According to Title 11 of the Code of Federal Regulations, Section 100.7(b)20,
A gift, subscription, loan, advance, or deposit of money or anything of value made with respect to a recount of the results of a Federal election, or an election contest concerning a Federal election, is not a contribution [italics Chatterbox’s] except that the prohibitions of 11 CFR 110.4(a) and part 114 apply.
Similarly, according to Section 100.8(b)20,
A purchase, payment, distribution, loan, advance, or deposit of money or anything of value made with respect to a recount of the results of a Federal election, or an election contest concerning a Federal election, is not an expenditure [italics Chatterbox’s] except that the prohibitions of 11 CFR 110.4(a) and part 114 apply.
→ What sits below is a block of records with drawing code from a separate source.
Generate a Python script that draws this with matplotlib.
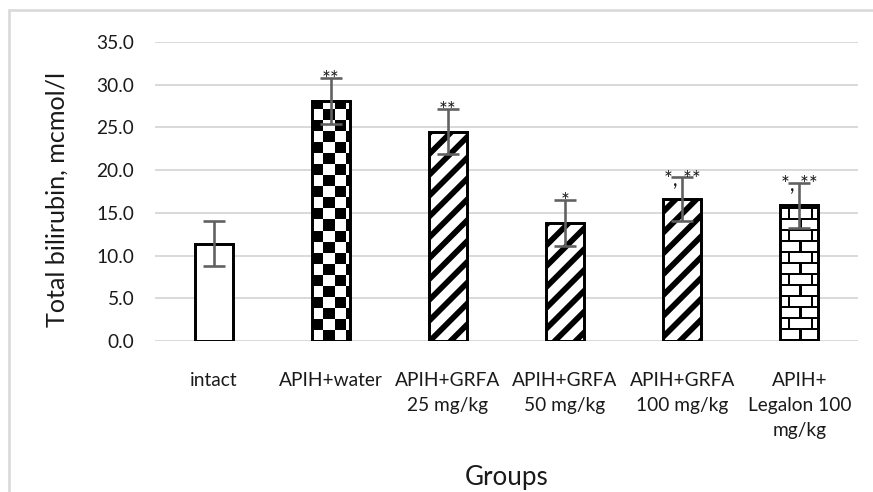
import numpy as np
import matplotlib
matplotlib.use("Agg")
import matplotlib.pyplot as plt
from matplotlib.patches import Rectangle

plt.rcParams['font.family'] = ['Lato', 'DejaVu Sans']
plt.rcParams['hatch.linewidth'] = 3.3

groups = ["intact", "APIH+water", "APIH+GRFA\n25 mg/kg", "APIH+GRFA\n50 mg/kg",
          "APIH+GRFA\n100 mg/kg", "APIH+\nLegalon 100\nmg/kg"]
bilirubin = [11.4, 28.1, 24.5, 13.8, 16.6, 15.9]
errors = [2.65, 2.7, 2.6, 2.65, 2.6, 2.65]
marks = ["", "**", "**", "*", "*, **", "*, **"]
fills = ["plain", "checker", "stripe", "stripe", "stripe", "brick"]

W, H, DPI = 873, 492, 125
fig = plt.figure(figsize=(W / DPI, H / DPI), dpi=DPI)
ax = fig.add_axes([155 / W, 1 - 341 / H, (858 - 155) / W, (341 - 42) / H])
ax.set_xlim(-0.5, len(groups) - 0.5)
ax.set_ylim(0, 35)

# outer chart border (light gray), cut off at right and bottom like the source
fig.add_artist(Rectangle((9 / W, -0.1), 2, 1.1 - 10 / H, transform=fig.transFigure,
                         fill=False, edgecolor="#d9d9d9", lw=1.5))

x = np.arange(len(groups))
bars = ax.bar(x, bilirubin, width=0.325, color="white", edgecolor="black",
              linewidth=1.7, zorder=2)


def texture(bar, kind):
    x0, w, h = bar.get_x(), bar.get_width(), bar.get_height()
    p0 = ax.transData.transform((x0, 0))
    p1 = ax.transData.transform((x0 + w, h))
    wpx, hpx = int(round(p1[0] - p0[0])), int(round(p1[1] - p0[1]))
    yy, xx = np.mgrid[0:hpx, 0:wpx]
    if kind == "checker":
        ink = ((xx // 11 + yy // 11) % 2) == 1
    else:
        row = yy // 11
        offset = np.where(row % 2 == 0, 19, 8)
        ink = ((yy % 11) < 2) | (((xx - offset) % 22) < 2)
    ax.imshow(np.where(ink, 0.0, 1.0), cmap="gray", vmin=0, vmax=1,
              extent=(x0, x0 + w, 0, h), origin="lower", aspect="auto",
              interpolation="nearest", zorder=2.5, clip_path=bar)
    bar.set_facecolor("none")
    bar.set_zorder(3)


for bar, kind in zip(bars, fills):
    if kind == "stripe":
        bar.set_hatch("//")
    elif kind in ("checker", "brick"):
        texture(bar, kind)

ax.set_xlim(-0.5, len(groups) - 0.5)
ax.set_ylim(0, 35)

ax.errorbar(x, bilirubin, yerr=errors, fmt="none", ecolor="#606060",
            elinewidth=1.5, capsize=6.3, capthick=1.5, zorder=4)

for xi, v, e, m in zip(x, bilirubin, errors, marks):
    if m:
        ax.annotate(m, (xi, v + e), xytext=(0, -4.5), textcoords="offset points",
                    ha="center", va="baseline", fontsize=12, color="#1a1a1a", zorder=5)

ax.set_yticks(np.arange(0, 35.1, 5))
ax.set_yticklabels([f"{t:.1f}" for t in np.arange(0, 35.1, 5)])
ax.set_xticks(x)
ax.set_xticklabels(groups, linespacing=1.55)
ax.tick_params(axis="y", length=0, pad=12, labelsize=11, labelcolor="#1a1a1a")
ax.tick_params(axis="x", length=0, pad=18, labelsize=11, labelcolor="#1a1a1a")
for s in ax.spines.values():
    s.set_visible(False)
ax.grid(axis="y", color="#d9d9d9", linewidth=1.1, zorder=0)
ax.set_axisbelow(True)

fig.text(57 / W, 1 - 199 / H, "Total bilirubin, mcmol/l", rotation=90,
         ha="center", va="center", fontsize=14.5, color="#1a1a1a")
fig.text((155 + 858) / 2 / W, 1 - 478 / H, "Groups", ha="center", va="center",
         fontsize=15, color="#1a1a1a")

fig.savefig("out.png", dpi=DPI)
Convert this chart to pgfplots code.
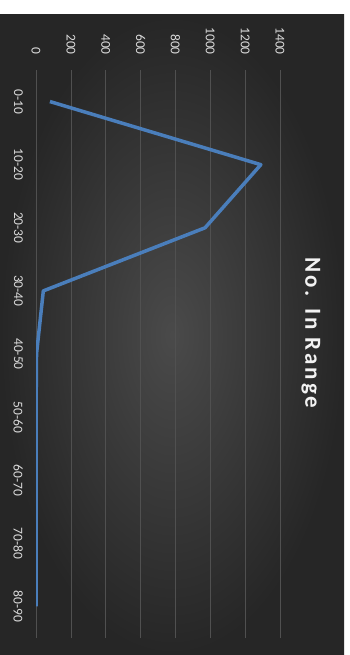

In today’s New York Times, John Broder reports that the Bush and Gore campaigns have created special funds to pay for their recount efforts, which could easily spill over into next month. These efforts, Broder points out, will occur largely beyond the reach of federal law. If the money I give to Gore or Dubya at this point isn’t a campaign contribution and, once spent by Gore or Dubya, isn’t a campaign expenditure, what is it? Chatterbox calls it one hell of an opportunity!
It would be an exaggeration to say that this money is entirely unregulated. Remember, “the prohibitions of 11 CFR 110.4(a) and part 114 apply.” This means no “[c]ontributions or expenditures by foreign nationals,” or from “corporations and labor organizations.” After that, though, it’s pretty much free play. There aren’t any monetary limits on how much you can spend, and there doesn’t appear to be any requirement that the money you spend be disclosed. In the Times, Broder says legal experts are divided on the latter point, but given the lax enforcement of far less ambiguous election laws, Chatterbox doesn’t like the prosecutorial odds for convicting anyone who gives or receives a secret donation to Gore or Bush for recount efforts. (In previous cases, which involved House and Senate races, all the candidates had to do was make sure the funds didn’t get parked with pre-existing campaign committees.) In an urgent solicitation for funds posted on its Web site, the Bush campaign states that all contributions must be under $5,000 and that all will be made public. A phone call to the Gore campaign’s press office failed to yield any information about whether Gore is taking similar steps. In any event, both campaigns remain free to violate whatever promises they make on this score without risking legal sanction.
This is a fairly dangerous situation. The greatest risk is that some private individual, acting well within the law, can put Bush or Gore in his personal debt without anyone being the wiser. If Chatterbox had the inclination, he could give $1 million dollars, or $3 million, or $500 million, to the Bush or Gore ballot fight right now without leaving any fingerprints. Of course, Chatterbox doesn’t have anything like that kind of dough. But in this robust economy, there are plenty of people who do who would seriously enjoy the gratitude it would buy. The current electoral mayhem is also somewhat conducive to outright bribery of the sort that disclosure laws ordinarily help prevent. For all the paeans one routinely hears about our glorious laboratories of democracy, state and local governments do not have a particularly impressive record when it comes to resisting corruption; and Florida’s political culture is a bit more fun-loving than most. And don’t forget the electors! This would also be an excellent moment to create a “faithless elector” slush fund; according to a “Marketplace” page roundup in today’s Wall Street Journal, several Bush electors are already issuing slightly ambiguous statements about whether they’ll bolt. There’s no telling what a well-placed bribe here or there could accomplish, especially if the giver could promise that the cash couldn’t be traced.